India has more to cheer about this Christmas

  • Hindustan Times
  • Updated: Dec 25, 2015 00:02 IST
The intolerance we saw last Christmas, with attacks on churches and assaults on minorties, has diminished over the year. It’s a merrier Christmas in India this time but we cannot rest easy just yet. (AFP)

The atmosphere is quite different from that which prevailed at this time last year. Then there had been attacks on churches in some places, even in the Capital. While it was not conclusively established whether this was the work of vandals or the Right-wing Hindutva forces protesting, among other things, against forcible conversions, there was an air of apprehension and disquiet. This year, it’s different. The home minister Rajnath Singh recently met church leaders and made it quite clear that the government would not tolerate any attacks on Christians. The message has obviously gone home to those who see Christmas as an alien festival.
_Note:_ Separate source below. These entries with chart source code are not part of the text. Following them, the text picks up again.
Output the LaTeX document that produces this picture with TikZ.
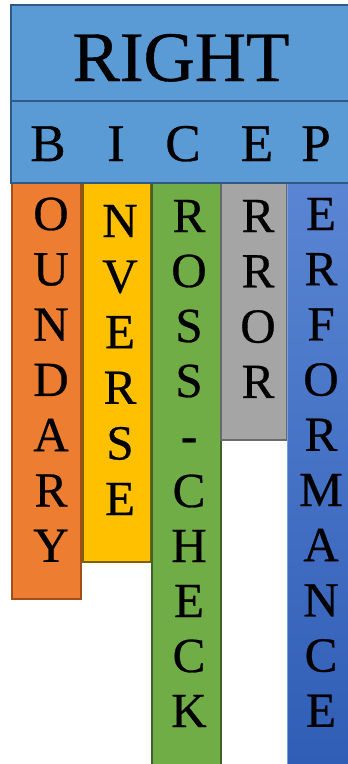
\documentclass[tikz,border=0pt]{standalone}
\usepackage{fontspec}
\setmainfont{Liberation Serif}
\newfontfamily\timesf[FakeBold=0.6]{Liberation Serif}
\definecolor{hdr}{HTML}{5B9BD5}
\definecolor{hdrb}{HTML}{2E5A87}
\definecolor{org}{HTML}{ED7D31}
\definecolor{orgb}{HTML}{A24F1C}
\definecolor{yel}{HTML}{FFC000}
\definecolor{yelb}{HTML}{7F6000}
\definecolor{grn}{HTML}{70AD47}
\definecolor{grnb}{HTML}{41612C}
\definecolor{gry}{HTML}{A5A5A5}
\definecolor{gryb}{HTML}{6A6A6A}
\definecolor{bluetop}{HTML}{5B86D4}
\definecolor{bluebot}{HTML}{2F5DB5}
\begin{document}
\begin{tikzpicture}[x=1pt,y=-1pt,
  colbox/.style={line width=1.6pt},
  hdrbox/.style={fill=hdr,draw=hdrb,line width=2pt},
  letter/.style={anchor=base,inner sep=0pt,font=\timesf\fontsize{49}{55}\selectfont},
  head/.style={anchor=base,inner sep=0pt,font=\timesf\fontsize{53}{60}\selectfont},
  title/.style={anchor=base,inner sep=0pt,font=\timesf\fontsize{71}{80}\selectfont}]
\useasboundingbox (0,0) rectangle (348,764);
\clip (0,0) rectangle (348,764);
% columns
\draw[colbox,fill=org,draw=orgb] (12,170) rectangle (81,599);
\draw[colbox,fill=yel,draw=yelb] (83,170) rectangle (151,562);
\draw[colbox,fill=grn,draw=grnb] (152,170) rectangle (221,775);
\draw[colbox,fill=gry,draw=gryb] (221,170) rectangle (287,440);
\shade[top color=bluetop,bottom color=bluebot] (287,170) rectangle (365,775);
\draw[line width=0.8pt,draw=bluetop!80!white] (287,183) -- (287,775);
% header
\draw[hdrbox] (10.5,5) rectangle (365,101);
\draw[hdrbox] (10.5,101) rectangle (365,183);
\node[title] (right) at (181,81) {RIGHT};
\node[head] (hB) at (48,161) {B};
\node[head] (hI) at (116,161) {I};
\node[head] (hC) at (183,161) {C};
\node[head] (hE) at (257,161) {E};
\node[head] (hP) at (316,161) {P};
% letters
\foreach \l [count=\i] in {O,U,N,D,A,R,Y}
  \node[letter] (o\i) at (51,{230+(\i-1)*55.3}) {\l};
\foreach \l [count=\i] in {N,V,E,R,S,E}
  \node[letter] (y\i) at (120,{237+(\i-1)*55.6}) {\l};
\foreach \l [count=\i] in {R,O,S,S,-,C,H,E,C,K}
  \node[letter] (g\i) at (189,{232+(\i-1)*55}) {\l};
\foreach \l [count=\i] in {R,R,O,R}
  \node[letter] (r\i) at (258,{232+(\i-1)*55.3}) {\l};
\foreach \l [count=\i] in {E,R,F,O,R,M,A,N,C,E}
  \node[letter] (b\i) at (321,{230+(\i-1)*55.2}) {\l};
\end{tikzpicture}
\end{document}
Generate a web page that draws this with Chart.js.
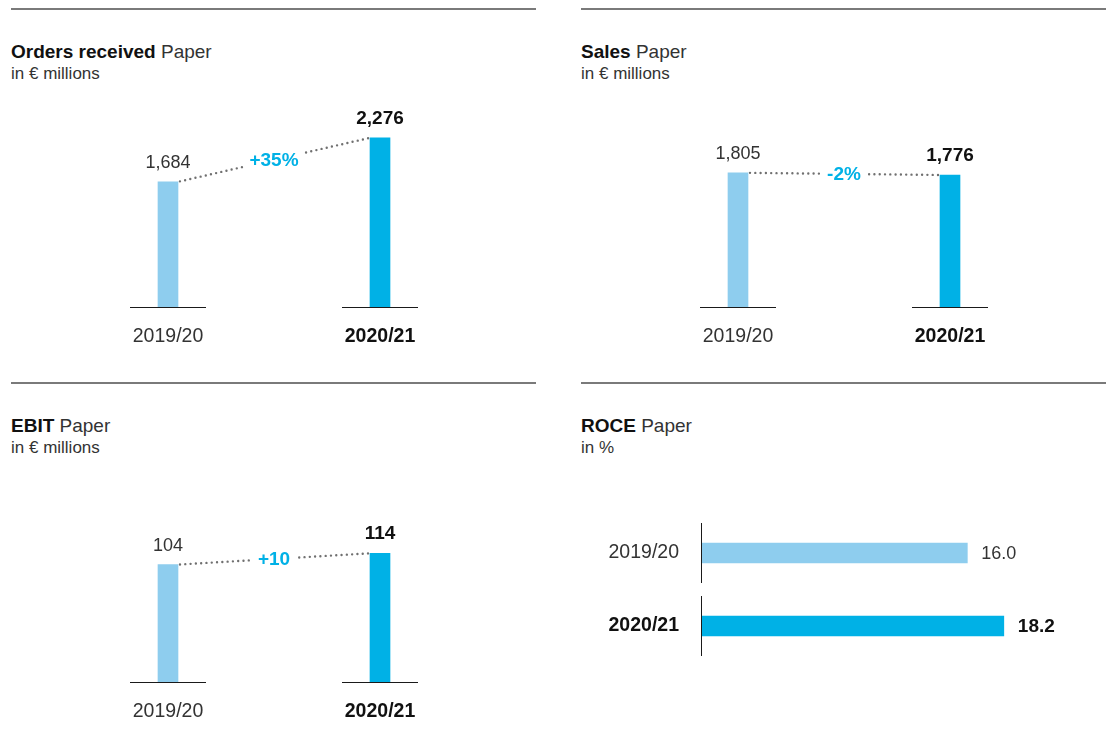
<!DOCTYPE html>
<html>
<head>
<meta charset="utf-8">
<script src="https://cdn.jsdelivr.net/npm/chart.js@4.4.0/dist/chart.umd.min.js"></script>
<style>
body { margin: 0; background: #fff; font-family: "Liberation Sans", Arial, sans-serif; }
#page { position: relative; width: 1112px; height: 751px; overflow: hidden; }
.rule { position: absolute; width: 525px; height: 0; border-top: 2px solid #7a7a7a; }
.title { position: absolute; font-size: 19px; line-height: 19px; color: #333; white-space: nowrap; }
.title b { color: #111; }
.sub { position: absolute; font-size: 17px; line-height: 17px; color: #333; white-space: nowrap; }
canvas { position: absolute; }
</style>
</head>
<body>
<div id="page">
  <div class="rule" style="left:11px;top:8px"></div>
  <div class="title" style="left:11px;top:42px"><b>Orders received</b> Paper</div>
  <div class="sub" style="left:11px;top:65px">in € millions</div>

  <div class="rule" style="left:581px;top:8px"></div>
  <div class="title" style="left:581px;top:42px"><b>Sales</b> Paper</div>
  <div class="sub" style="left:581px;top:65px">in € millions</div>

  <div class="rule" style="left:11px;top:382px"></div>
  <div class="title" style="left:11px;top:416px"><b>EBIT</b> Paper</div>
  <div class="sub" style="left:11px;top:439px">in € millions</div>

  <div class="rule" style="left:581px;top:382px"></div>
  <div class="title" style="left:581px;top:416px"><b>ROCE</b> Paper</div>
  <div class="sub" style="left:581px;top:439px">in %</div>

  <canvas id="orders" width="470" height="290" style="left:40px;top:80px"></canvas>
  <canvas id="sales" width="470" height="290" style="left:610px;top:80px"></canvas>
  <canvas id="ebit" width="470" height="290" style="left:40px;top:455px"></canvas>
  <canvas id="roce" width="530" height="180" style="left:580px;top:500px"></canvas>
</div>
<script>
// data
const years = ["2019/20", "2020/21"];
const ordersValues = [1684, 2276];
const salesValues = [1805, 1776];
const ebitValues = [104, 114];
const roceValues = [16.0, 18.2];
const ordersChange = "+35%";
const salesChange = "-2%";
const ebitChange = "+10";

const barColors = ["#8ecdee", "#00b1e6"];
const FONT = '"Liberation Sans", Arial, sans-serif';
Chart.defaults.font.family = FONT;

function tickFont(c) {
    return { size: 19.5, weight: c.index === 1 ? "bold" : "normal" };
}
function tickColor(c) {
    return c.index === 1 ? "#111" : "#333";
}

// baseline pieces, value labels and the dotted change line
const columnDeco = {
    id: "columnDeco",
    afterDatasetsDraw(chart, args, opts) {
        const ctx = chart.ctx;
        const bars = chart.getDatasetMeta(0).data;
        const vals = chart.data.datasets[0].data;
        const y0 = Math.round(chart.scales.y.getPixelForValue(0)) + 0.5;
        ctx.save();
        ctx.strokeStyle = "#1a1a1a";
        ctx.lineWidth = 1;
        bars.forEach(b => {
            ctx.beginPath();
            ctx.moveTo(b.x - 38, y0);
            ctx.lineTo(b.x + 38, y0);
            ctx.stroke();
        });

        ctx.textAlign = "center";
        ctx.textBaseline = "alphabetic";
        bars.forEach((b, i) => {
            ctx.font = (i ? "bold 19px " : "18px ") + FONT;
            ctx.fillStyle = i ? "#111" : "#333";
            ctx.fillText(vals[i].toLocaleString("en-US"), b.x, b.y - 14);
        });

        // dotted connector with a gap for the change label
        const x1 = bars[0].x + bars[0].width / 2, y1 = bars[0].y;
        const x2 = bars[1].x - bars[1].width / 2, y2 = bars[1].y;
        const mx = (x1 + x2) / 2, my = (y1 + y2) / 2;
        ctx.font = "bold 19px " + FONT;
        const gap = ctx.measureText(opts.text).width / 2 + 8;
        const len = Math.hypot(x2 - x1, y2 - y1);
        const ux = (x2 - x1) / len, uy = (y2 - y1) / len;
        ctx.strokeStyle = "#707070";
        ctx.lineWidth = 2.4;
        ctx.lineCap = "round";
        ctx.setLineDash([0, 5.3]);
        ctx.beginPath();
        ctx.moveTo(x1 + ux * 2, y1 + uy * 2);
        ctx.lineTo(mx - ux * gap, my - uy * gap);
        ctx.moveTo(x2 - ux * 2, y2 - uy * 2);
        ctx.lineTo(mx + ux * gap, my + uy * gap);
        ctx.stroke();
        ctx.setLineDash([]);
        ctx.fillStyle = "#00b1e6";
        ctx.textBaseline = "middle";
        ctx.fillText(opts.text, mx, my + 1);
        ctx.restore();
    }
};

function columnChart(id, values, yMax, change) {
    return new Chart(document.getElementById(id), {
        type: "bar",
        data: {
            labels: years,
            datasets: [{ data: values, backgroundColor: barColors, barThickness: 20, borderWidth: 0 }]
        },
        options: {
            responsive: false,
            animation: false,
            layout: { padding: { top: 17, left: 22, right: 24, bottom: 0 } },
            plugins: { legend: { display: false }, tooltip: { enabled: false }, columnDeco: { text: change } },
            scales: {
                x: {
                    grid: { display: false, drawTicks: false },
                    border: { display: false },
                    ticks: { padding: 18, font: tickFont, color: tickColor },
                    afterFit(s) { s.height = 63; }
                },
                y: { display: false, min: 0, max: yMax }
            }
        },
        plugins: [columnDeco]
    });
}

columnChart("orders", ordersValues, 2825, ordersChange);
columnChart("sales", salesValues, 2825, salesChange);
columnChart("ebit", ebitValues, 186, ebitChange);

// axis pieces and value labels for the horizontal bars
const barDeco = {
    id: "barDeco",
    afterDatasetsDraw(chart) {
        const ctx = chart.ctx;
        const bars = chart.getDatasetMeta(0).data;
        const vals = chart.data.datasets[0].data;
        const x0 = Math.round(chart.scales.x.getPixelForValue(0)) - 0.5;
        ctx.save();
        ctx.strokeStyle = "#1a1a1a";
        ctx.lineWidth = 1;
        bars.forEach(b => {
            ctx.beginPath();
            ctx.moveTo(x0, b.y - 30);
            ctx.lineTo(x0, b.y + 30);
            ctx.stroke();
        });
        ctx.textAlign = "left";
        ctx.textBaseline = "middle";
        bars.forEach((b, i) => {
            ctx.font = (i ? "bold 19px " : "18px ") + FONT;
            ctx.fillStyle = i ? "#111" : "#333";
            ctx.fillText(vals[i].toFixed(1), b.x + 14, b.y + 1);
        });
        ctx.restore();
    }
};

new Chart(document.getElementById("roce"), {
    type: "bar",
    data: {
        labels: years,
        datasets: [{ data: roceValues, backgroundColor: barColors, barThickness: 20, borderWidth: 0 }]
    },
    options: {
        indexAxis: "y",
        responsive: false,
        animation: false,
        layout: { padding: { top: 16.5, bottom: 17.5, left: 0, right: 10 } },
        plugins: { legend: { display: false }, tooltip: { enabled: false } },
        scales: {
            x: { display: false, min: 0, max: 24 },
            y: {
                grid: { display: false, drawTicks: false },
                border: { display: false },
                ticks: { padding: 23, font: tickFont, color: tickColor },
                afterFit(s) {
                    s.width = 122;
                    s.paddingTop = 0;
                    s.paddingBottom = 0;
                }
            }
        }
    },
    plugins: [barDeco]
});
</script>
</body>
</html>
As is our wont, Indians have appropriated and assimilated a great many once foreign traditions. Christmas is no exception. Across small towns and cities, the shops are full of Santas of various hues and people are out shopping for X’mas goodies unmindful of the Christian origins of the festival. This is part of the great pluralistic Indian ethos. Today, almost all our festivals are celebrated by most communities. This is what sets us apart from many countries which regard festivals of some religions as a threat to the purity of theirs. The latest is Brunei, where the ruler has decreed that anyone celebrating Christmas will be punished with five years in prison.

Clearly, the loony fringes which took the ascent to power of a BJP government as a sort of licence to impose a cookie cutter ideology on Indians have found that they have little traction today. The political leadership has made it clear that it does not want these people to speak on its behalf and the majority of Hindus have rejected this narrow and sectarian vision of the idea of India. Of course, there are ugly incidents aimed at the minorities but the self-styled champions of Hindutva risk being isolated more than ever before. There is still a long way to go before we can rest easy, but hopefully, we are getting there. There is still far too much intolerance and hate-mongering but the push back has been vigorous from civil society, the political class and from ordinary citizens who do not want India to go the way of its neighbour to the west. That is a heartening thought as the festive season kicks off in full swing. We wish all our readers a very Merry Christmas.